この2力は「主語と目的語を入れ替えた形になる」ということがポイントです。
つまり、今回の問題では、
①地球がびんを引く力
②びんが台を押す力
③台がびんを押す力
となるので、主語と目的語が入れ替わっている関係の②と③が答えとなります!
【力のつり合い】
力のつりあいとは「大きさが等しく、向きが反対で同一作用線上にある2力」という意味です。

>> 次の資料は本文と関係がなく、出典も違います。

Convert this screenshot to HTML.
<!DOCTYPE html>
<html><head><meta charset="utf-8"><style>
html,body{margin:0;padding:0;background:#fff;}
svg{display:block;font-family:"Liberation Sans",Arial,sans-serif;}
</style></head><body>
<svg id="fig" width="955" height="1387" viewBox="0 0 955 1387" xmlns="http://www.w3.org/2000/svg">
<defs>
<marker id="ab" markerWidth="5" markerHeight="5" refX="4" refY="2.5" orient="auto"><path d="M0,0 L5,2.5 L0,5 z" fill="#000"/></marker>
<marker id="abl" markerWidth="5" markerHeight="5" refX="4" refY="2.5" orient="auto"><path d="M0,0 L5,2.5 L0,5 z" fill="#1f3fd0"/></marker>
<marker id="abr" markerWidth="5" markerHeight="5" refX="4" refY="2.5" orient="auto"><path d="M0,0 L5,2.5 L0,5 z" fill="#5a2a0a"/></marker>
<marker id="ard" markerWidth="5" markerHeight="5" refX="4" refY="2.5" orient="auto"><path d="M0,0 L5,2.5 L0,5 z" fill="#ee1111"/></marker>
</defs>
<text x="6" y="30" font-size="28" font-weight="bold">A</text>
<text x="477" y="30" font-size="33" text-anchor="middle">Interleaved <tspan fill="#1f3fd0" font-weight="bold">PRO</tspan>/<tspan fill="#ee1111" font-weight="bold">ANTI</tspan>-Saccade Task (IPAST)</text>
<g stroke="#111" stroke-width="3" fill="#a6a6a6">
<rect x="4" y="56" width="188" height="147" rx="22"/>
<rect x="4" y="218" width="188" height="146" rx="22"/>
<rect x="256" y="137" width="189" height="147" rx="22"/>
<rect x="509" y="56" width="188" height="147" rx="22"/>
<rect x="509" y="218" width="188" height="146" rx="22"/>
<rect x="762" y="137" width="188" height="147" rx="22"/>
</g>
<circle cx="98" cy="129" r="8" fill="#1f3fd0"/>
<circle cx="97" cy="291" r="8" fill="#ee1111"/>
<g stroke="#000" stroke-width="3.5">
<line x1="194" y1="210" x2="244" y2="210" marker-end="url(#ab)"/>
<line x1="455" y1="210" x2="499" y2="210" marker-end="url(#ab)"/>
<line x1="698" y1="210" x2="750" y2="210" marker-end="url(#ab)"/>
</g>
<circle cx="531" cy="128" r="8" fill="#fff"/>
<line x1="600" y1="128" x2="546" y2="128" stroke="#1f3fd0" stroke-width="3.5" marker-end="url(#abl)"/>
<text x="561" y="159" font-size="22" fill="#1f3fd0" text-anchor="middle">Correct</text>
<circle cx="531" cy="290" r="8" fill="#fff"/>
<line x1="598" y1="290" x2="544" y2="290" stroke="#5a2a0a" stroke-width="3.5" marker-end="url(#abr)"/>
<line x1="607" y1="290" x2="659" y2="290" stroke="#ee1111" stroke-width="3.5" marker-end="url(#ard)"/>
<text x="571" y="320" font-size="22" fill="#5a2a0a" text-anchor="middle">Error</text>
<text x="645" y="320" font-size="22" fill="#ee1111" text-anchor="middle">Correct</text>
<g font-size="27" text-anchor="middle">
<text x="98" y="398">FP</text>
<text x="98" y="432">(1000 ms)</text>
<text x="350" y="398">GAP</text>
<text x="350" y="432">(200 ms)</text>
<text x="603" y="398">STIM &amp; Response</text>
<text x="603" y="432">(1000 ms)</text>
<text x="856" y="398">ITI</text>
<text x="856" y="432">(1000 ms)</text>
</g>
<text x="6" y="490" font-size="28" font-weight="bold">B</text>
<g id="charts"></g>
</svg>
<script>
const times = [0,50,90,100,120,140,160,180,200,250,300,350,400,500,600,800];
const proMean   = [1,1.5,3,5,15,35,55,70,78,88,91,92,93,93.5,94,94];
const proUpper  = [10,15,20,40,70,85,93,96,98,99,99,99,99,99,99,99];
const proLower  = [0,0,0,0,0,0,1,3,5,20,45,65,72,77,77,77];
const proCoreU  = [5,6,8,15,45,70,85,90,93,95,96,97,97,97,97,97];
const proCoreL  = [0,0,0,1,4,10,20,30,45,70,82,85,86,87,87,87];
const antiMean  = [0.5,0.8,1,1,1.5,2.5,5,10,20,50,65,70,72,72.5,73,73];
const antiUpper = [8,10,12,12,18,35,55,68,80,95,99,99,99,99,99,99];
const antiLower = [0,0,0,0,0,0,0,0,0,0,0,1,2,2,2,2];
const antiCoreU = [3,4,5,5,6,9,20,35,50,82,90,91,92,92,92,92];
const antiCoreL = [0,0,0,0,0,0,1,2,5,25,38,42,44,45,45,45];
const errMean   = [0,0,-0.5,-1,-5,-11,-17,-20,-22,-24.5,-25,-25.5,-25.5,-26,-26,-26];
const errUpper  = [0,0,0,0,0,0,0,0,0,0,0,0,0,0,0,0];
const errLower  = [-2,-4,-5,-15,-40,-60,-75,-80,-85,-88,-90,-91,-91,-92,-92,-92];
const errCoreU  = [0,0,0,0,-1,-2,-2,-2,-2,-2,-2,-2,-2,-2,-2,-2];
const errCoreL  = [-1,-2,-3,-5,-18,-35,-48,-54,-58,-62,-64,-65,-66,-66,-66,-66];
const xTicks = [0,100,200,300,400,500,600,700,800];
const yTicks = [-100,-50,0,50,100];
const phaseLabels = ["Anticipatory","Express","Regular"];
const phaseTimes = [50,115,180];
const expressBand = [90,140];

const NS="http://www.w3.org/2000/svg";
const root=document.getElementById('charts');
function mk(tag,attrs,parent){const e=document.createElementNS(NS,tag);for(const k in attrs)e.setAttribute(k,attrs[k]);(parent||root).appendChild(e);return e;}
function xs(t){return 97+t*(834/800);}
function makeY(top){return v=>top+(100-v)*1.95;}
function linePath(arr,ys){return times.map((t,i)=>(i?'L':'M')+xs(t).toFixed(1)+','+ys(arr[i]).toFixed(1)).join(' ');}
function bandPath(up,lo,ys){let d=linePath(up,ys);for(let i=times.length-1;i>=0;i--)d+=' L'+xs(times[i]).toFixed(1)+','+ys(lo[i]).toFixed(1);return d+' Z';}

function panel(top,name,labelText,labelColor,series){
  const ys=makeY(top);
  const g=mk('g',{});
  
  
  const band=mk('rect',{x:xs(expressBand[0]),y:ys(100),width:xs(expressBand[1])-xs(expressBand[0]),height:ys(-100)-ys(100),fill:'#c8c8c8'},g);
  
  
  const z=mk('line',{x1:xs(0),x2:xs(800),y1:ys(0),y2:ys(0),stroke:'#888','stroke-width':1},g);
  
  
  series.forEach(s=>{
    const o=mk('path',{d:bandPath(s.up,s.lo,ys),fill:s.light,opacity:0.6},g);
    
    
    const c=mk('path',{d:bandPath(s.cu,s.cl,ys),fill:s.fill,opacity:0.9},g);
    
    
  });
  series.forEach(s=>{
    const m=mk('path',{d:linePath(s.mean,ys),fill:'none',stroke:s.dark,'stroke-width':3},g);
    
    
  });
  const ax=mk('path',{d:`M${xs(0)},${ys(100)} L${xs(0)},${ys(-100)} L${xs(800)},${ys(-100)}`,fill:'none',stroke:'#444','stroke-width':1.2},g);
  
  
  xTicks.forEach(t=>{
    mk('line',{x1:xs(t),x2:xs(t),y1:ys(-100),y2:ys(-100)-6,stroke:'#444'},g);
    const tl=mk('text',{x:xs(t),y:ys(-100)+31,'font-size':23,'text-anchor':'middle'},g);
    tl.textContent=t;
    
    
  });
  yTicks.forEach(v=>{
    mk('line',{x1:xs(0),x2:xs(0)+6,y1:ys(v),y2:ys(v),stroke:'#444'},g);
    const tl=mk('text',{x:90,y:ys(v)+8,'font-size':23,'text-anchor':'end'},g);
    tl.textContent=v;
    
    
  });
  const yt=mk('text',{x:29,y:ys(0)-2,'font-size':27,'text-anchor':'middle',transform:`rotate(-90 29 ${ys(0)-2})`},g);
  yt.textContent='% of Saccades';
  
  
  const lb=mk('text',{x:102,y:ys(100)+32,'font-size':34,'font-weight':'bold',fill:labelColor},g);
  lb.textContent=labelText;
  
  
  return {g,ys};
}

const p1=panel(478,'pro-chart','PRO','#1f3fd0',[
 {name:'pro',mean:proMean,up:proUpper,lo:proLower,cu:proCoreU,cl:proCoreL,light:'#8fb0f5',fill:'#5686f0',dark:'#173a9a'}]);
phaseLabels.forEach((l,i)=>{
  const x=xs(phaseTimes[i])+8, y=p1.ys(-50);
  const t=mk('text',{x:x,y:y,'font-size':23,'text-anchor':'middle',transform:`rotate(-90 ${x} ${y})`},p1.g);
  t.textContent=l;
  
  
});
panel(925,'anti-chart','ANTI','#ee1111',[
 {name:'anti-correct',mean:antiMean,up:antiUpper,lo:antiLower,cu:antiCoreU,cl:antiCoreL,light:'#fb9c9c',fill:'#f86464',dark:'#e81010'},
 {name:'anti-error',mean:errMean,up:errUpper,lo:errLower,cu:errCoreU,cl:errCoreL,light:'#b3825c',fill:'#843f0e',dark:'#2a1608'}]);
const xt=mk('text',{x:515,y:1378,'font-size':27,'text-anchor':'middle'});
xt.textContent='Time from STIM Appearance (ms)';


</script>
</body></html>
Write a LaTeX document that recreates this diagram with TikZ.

作用反作用の関係に「同一作用線上」という言葉をつけただけですが、
ポイントは、
「1つの静止した物体に働く2力を選ぶ!」
ということです。
静止している物体に加わる合力は0です。
すなわち、2力はつりあっているのです。
このことから、びんに加わる2力が①と③であることから、①と③が答えとなります。
以降、カッコの部分は先生用の補足です。
生徒がどうしても納得できない場合、説明してあげましょう。
※②と③は「大きさが等しく、向きが反対で同一作用線上にある2力」という条件を満たしているのに、
なぜ力のつりあいに含まれないのか、という疑問をもつかもしれません。
実際、力のつりあいに含まれています。
ここでのポイントは、
力のつりあいに該当する2力のうち、作用者と被作用者がちょうど入れ替わった関係を満たす2力を特別に「作用反作用の関係のある2力」と呼ぶ
ということです。
また、「つり合い」という言葉の性質から「一つの物体に加わる合力が0」という意味で用いられることが多いというのも理由の一つです。
(1)の説明だけで長くなってしまいました。
(2)の説明
(2)ではまず、g(グラム)をN(ニュートン)に変換します。
100gに加わる重力を1Nとするので、びんに加わる力は6Nです。
また、面積は 50㎠ = 0.005㎡ なので、6 ÷ 0.005 = 1200[Pa] となります。
(3)の説明
(3)では最初のうちは50㎠を20㎠に置き換えて計算して説明しましょう。
面積の大きさに反比例するので、などと説明すると楽ですが、
まだ生徒は比例、反比例の関係になれていません。
実際、比例・反比例を数学で教えるのも1年の2学期です。
先生の立場から見れば楽かもしれませんが、数学が苦手な生徒に変に苦手意識を持たせないように、
公式の扱い方をしっかり確認する意味でも計算手順を1つ1つ確認させましょう。
光・音とは異なり、計算する場面が多い単元ですが、使う公式は少ないので計算練習を十分に積ませましょう。